British sovereignty over the Falklands is an absurd imperial hangover that must end

Show caption Port Stanley, Falkland Islands. ‘In 2012 it was estimated that British taxpayers paid more than £20,000 per islander for defence alone.’ Photograph: Marcos Brindicci/Reuters Opinion British sovereignty over the Falklands is an absurd imperial hangover that must end Simon Jenkins Forty years after the war in the South Atlantic, common sense demands a negotiated settlement with Argentina Thu 7 Apr 2022 16.53 BST Share on Facebook

Share on Twitter

Share via Email

This April is the 40th anniversary of the start of the Falklands war. Less well known is that it is the 41st anniversary of a final attempt by the British government to concede sovereignty over the islands to the enemy in that war, Argentina.

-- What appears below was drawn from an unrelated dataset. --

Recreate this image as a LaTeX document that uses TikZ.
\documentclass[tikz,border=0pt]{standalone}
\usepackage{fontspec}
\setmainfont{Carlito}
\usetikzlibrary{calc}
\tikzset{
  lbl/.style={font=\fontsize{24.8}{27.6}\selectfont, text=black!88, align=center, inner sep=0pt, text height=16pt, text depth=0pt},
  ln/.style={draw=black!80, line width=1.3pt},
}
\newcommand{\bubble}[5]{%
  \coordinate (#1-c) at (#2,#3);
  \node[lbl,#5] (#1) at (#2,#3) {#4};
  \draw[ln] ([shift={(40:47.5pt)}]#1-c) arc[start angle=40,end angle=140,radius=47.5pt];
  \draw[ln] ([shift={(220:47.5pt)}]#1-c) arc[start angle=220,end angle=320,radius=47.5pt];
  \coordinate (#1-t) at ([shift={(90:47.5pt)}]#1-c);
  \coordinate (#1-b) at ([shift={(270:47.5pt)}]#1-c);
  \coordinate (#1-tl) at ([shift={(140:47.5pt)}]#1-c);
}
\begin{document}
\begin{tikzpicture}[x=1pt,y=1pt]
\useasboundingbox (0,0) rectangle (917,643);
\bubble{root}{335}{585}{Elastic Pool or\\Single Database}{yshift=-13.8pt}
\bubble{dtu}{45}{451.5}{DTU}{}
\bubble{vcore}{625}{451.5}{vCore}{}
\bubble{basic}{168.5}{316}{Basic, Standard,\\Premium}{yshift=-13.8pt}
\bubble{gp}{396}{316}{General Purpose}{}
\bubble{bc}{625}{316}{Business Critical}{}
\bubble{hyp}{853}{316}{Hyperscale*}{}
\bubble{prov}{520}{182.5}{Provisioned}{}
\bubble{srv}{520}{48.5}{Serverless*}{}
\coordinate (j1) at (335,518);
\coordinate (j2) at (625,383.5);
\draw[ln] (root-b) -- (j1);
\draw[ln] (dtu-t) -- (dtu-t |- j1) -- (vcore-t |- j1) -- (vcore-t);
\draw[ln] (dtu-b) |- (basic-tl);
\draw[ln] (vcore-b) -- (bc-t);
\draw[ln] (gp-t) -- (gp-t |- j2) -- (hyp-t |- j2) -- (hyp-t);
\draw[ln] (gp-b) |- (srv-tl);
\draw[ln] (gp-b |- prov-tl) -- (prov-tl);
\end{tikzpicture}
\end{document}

Negotiations in New York were in progress, aimed at securing self-government for the islands under a long lease from Argentina. Had they succeeded, it could have avoided war, resolved an archaic imperial dispute, and brought the islanders peace with their neighbours.

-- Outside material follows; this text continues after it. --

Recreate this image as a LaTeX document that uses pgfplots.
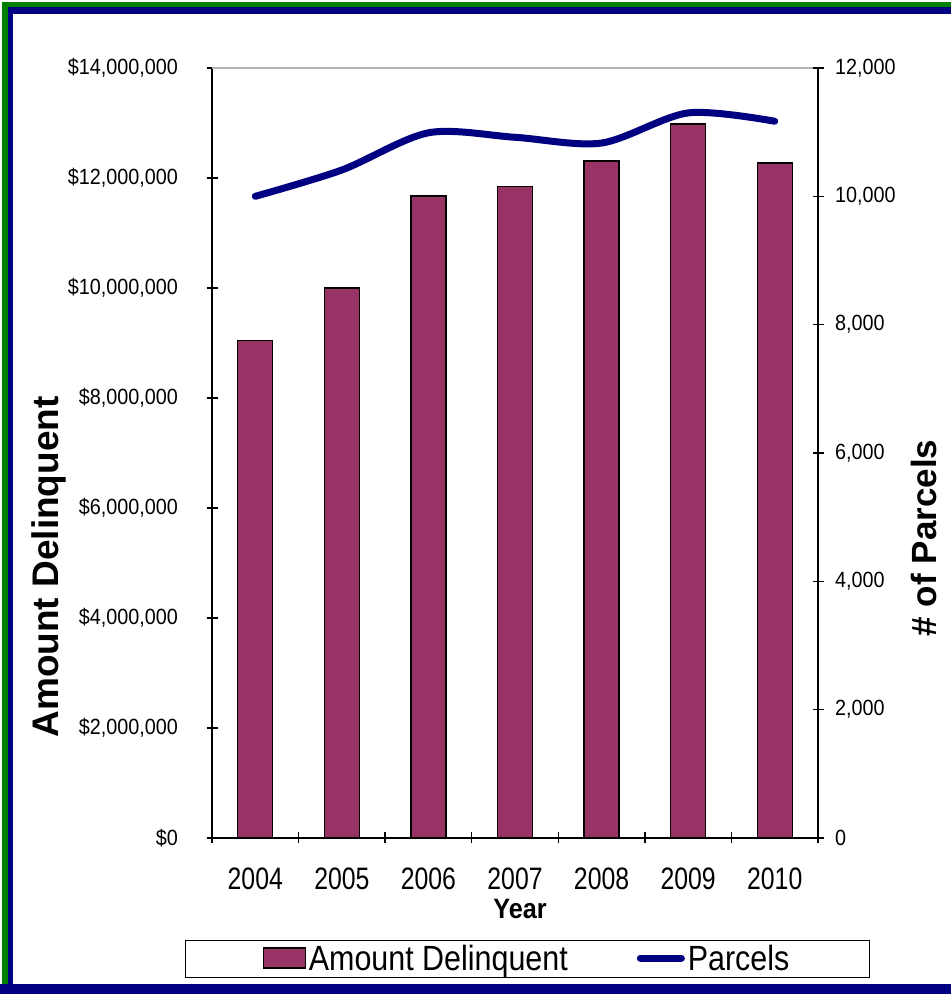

This was not to be. The talks ran into opposition both on the islands and on the Tory backbenches in London. At the same time a belligerent military regime under General Galtieri seized power in Buenos Aires and had other ideas. In April 1982, the regime took the islands by force, only to be driven from them by a British taskforce two months later. No peace deal was reached and the Falklands became an embattled fortress in the South Atlantic, with troops, jets and warships on permanent station.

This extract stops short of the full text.